§ REQUIRED WORK
Copy the lines of the data below exactly, starting at the first and stopping after the line that contains "const yMin = 1.57, yMax = 3.13, yStep = 0.26;"; include no pictures.

§ GIVEN DATA
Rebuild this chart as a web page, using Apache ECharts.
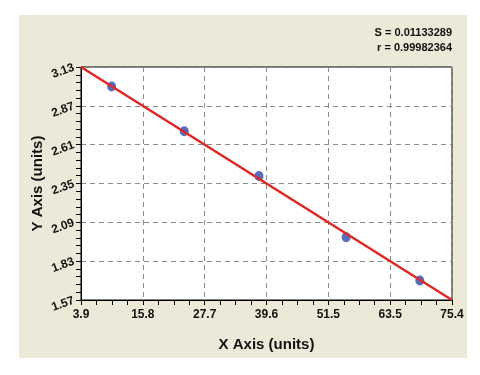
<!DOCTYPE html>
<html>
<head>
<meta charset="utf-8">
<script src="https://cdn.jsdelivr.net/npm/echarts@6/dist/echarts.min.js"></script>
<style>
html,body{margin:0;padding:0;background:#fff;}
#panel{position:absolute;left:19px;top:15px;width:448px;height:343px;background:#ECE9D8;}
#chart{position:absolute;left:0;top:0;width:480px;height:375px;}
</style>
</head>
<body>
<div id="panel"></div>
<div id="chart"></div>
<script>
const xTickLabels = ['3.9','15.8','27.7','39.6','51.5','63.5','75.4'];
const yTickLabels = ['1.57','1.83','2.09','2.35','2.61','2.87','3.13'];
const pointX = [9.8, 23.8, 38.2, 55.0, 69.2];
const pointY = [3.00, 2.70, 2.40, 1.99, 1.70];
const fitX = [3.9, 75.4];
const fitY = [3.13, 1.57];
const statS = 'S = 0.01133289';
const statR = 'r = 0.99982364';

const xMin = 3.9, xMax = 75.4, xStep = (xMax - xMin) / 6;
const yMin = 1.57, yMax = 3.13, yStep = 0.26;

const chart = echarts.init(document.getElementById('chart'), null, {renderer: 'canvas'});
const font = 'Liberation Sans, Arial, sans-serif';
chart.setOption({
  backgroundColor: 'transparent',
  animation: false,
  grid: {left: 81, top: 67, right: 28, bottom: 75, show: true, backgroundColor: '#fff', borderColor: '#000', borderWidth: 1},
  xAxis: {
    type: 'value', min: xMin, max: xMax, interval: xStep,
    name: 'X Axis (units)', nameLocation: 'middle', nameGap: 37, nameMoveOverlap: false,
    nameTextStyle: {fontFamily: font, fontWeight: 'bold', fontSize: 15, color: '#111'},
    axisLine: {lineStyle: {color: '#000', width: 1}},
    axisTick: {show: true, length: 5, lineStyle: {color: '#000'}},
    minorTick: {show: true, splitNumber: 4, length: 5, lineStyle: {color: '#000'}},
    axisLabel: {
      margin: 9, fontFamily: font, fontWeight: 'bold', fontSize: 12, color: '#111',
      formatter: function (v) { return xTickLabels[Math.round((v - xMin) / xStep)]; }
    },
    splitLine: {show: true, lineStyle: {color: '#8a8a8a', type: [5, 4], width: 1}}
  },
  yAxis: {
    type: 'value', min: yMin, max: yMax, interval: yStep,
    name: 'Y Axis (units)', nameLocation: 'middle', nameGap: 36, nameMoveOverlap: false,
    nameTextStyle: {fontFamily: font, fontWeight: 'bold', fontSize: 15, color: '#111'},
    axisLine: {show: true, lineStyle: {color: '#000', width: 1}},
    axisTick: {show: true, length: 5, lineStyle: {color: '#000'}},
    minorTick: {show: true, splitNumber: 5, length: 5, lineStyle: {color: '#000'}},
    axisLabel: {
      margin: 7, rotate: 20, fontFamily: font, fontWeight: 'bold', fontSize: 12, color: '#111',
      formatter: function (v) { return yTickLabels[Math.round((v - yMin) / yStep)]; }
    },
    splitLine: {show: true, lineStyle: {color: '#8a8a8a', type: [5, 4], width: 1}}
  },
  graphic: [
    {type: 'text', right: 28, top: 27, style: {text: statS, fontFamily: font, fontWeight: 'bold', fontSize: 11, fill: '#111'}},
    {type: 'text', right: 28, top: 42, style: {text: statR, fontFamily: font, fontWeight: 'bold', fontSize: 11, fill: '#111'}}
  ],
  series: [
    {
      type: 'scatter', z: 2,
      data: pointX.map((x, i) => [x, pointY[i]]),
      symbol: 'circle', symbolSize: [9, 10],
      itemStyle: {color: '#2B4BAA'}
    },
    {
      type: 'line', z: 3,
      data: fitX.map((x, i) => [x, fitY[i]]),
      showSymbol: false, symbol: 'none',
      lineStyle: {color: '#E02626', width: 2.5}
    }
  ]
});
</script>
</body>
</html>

§ CORRECT OUTPUT
Rebuild this chart as a web page, using Apache ECharts.
<!DOCTYPE html>
<html>
<head>
<meta charset="utf-8">
<script src="https://cdn.jsdelivr.net/npm/echarts@6/dist/echarts.min.js"></script>
<style>
html,body{margin:0;padding:0;background:#fff;}
#panel{position:absolute;left:19px;top:15px;width:448px;height:343px;background:#ECE9D8;}
#chart{position:absolute;left:0;top:0;width:480px;height:375px;}
</style>
</head>
<body>
<div id="panel"></div>
<div id="chart"></div>
<script>
const xTickLabels = ['3.9','15.8','27.7','39.6','51.5','63.5','75.4'];
const yTickLabels = ['1.57','1.83','2.09','2.35','2.61','2.87','3.13'];
const pointX = [9.8, 23.8, 38.2, 55.0, 69.2];
const pointY = [3.00, 2.70, 2.40, 1.99, 1.70];
const fitX = [3.9, 75.4];
const fitY = [3.13, 1.57];
const statS = 'S = 0.01133289';
const statR = 'r = 0.99982364';

const xMin = 3.9, xMax = 75.4, xStep = (xMax - xMin) / 6;
const yMin = 1.57, yMax = 3.13, yStep = 0.26;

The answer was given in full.